The Chinese vice-premier Li Keqiang's comments on a three-day visit to his country's secretive communist neighbour and close ally, came as North Korean and US diplomats prepared to meet in Geneva over the possibility of resuming six-party talks concerning Pyongyang's nuclear programme.

"Li said that it is in the interests of various parties concerned to improve [North Korea's] ties with South Korea and the United States, enhance dialogues and contacts, and safeguard peace and stability on the Korean Peninsula," reported China's state-run Xinhua news agency.

Xinhua reiterated Beijing's support for the resumption of the six-party talks, which involve both Koreas, the United States, Russia, Japan and China.

These meetings have been on ice since 2009 after North Korea walked out following disagreements when Pyongyang carried out a nuclear test. Washington and Seoul insist Pyongyang must prove it is serious about abandoning its nuclear programme before the talks can restart, amid concerns North Korea is just looking to secure food aid and other concessions.

US and North Korean officials were today set to hold the second of two days of talks in Geneva to thrash out these and other issues, including reuniting families separated by the division of the peninsula.

Photographs released by Xinhua yesterday showed Mr Li and Choe Yong-rim, the North Korean premier, seated at a banquet table piled high with apples and grapes, a stark contrast to the diets experienced by many in impoverished North Korea. About a quarter of the country's 24 million people depend on food aid; daily rations of which consist of about 200 grams of maize, cabbage and rice. The antiquated agricultural system is, according to the United Nations, about 20 per cent short of producing the 5.3 million tonnes of food the country needs each year.

Mr Li's comments on improving relations with South Korea and the US may have been made now because, in April 2012, North Korea will mark 100 years since the birth of the late Kim Il-sung, the country's founder, suggested Ding Xueliang, a foreign affairs analyst at the Hong Kong University of Science and Technology.
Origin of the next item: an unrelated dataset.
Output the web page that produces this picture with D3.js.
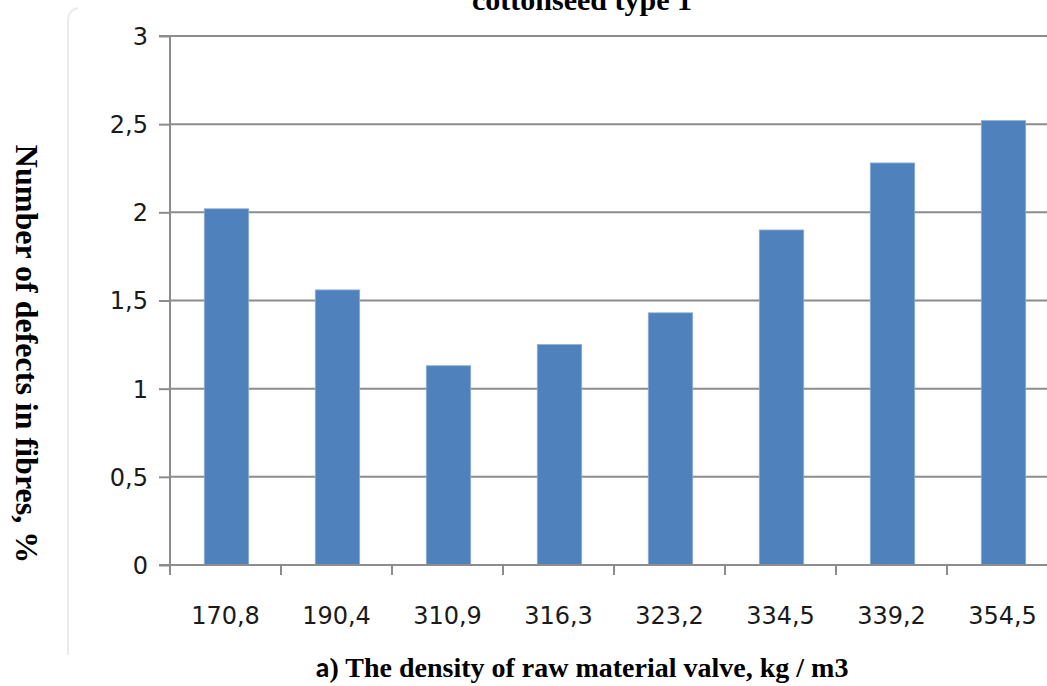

"According to past experience, when North Korea has had some important political events, to do something dramatic and provocative is often part of the so-called official celebrations," he said.

Beijing is concerned, he said, about steps North Korea could take to "destabilise the situation on the peninsula". In November 2010, North Korea shelled Yeonpyeong, a South Korean island, killing two young marines and two elderly civilians, and it was blamed for the sinking in March the same year of South Korea's Cheonan warship with the loss of 46 lives.

Mr Li, likely to replace Wen Jiabao as the Chinese premier in early 2013, also said Chinese-North Korean trade must increase and the two countries should carry out further joint industrial projects on top of others announced recently. Bilateral trade jumped 87 per cent in the first seven months of this year to US$3.1 billion (Dh11.4bn).

China, which sees North Korea as a buffer from the US-allied South Korea, is keen for Pyongyang to introduce economic reforms. Beijing believes these will promote stability on the peninsula, improve living standards and reduce the north's dependence on aid. South Korea and the US have suspended food aid shipments and North Korea therefore relies heavily on China.

"Li Keqiang's advice ... on the economic reforms is very rational on the part of China because China does not want North Korea as a burden," said Mr Ding.

"China benefits from some trade, but it has given North Korea too much for its energy and food shortages. China has its own domestic problems and it does not want the North Korean economy to have some more serious [problems]."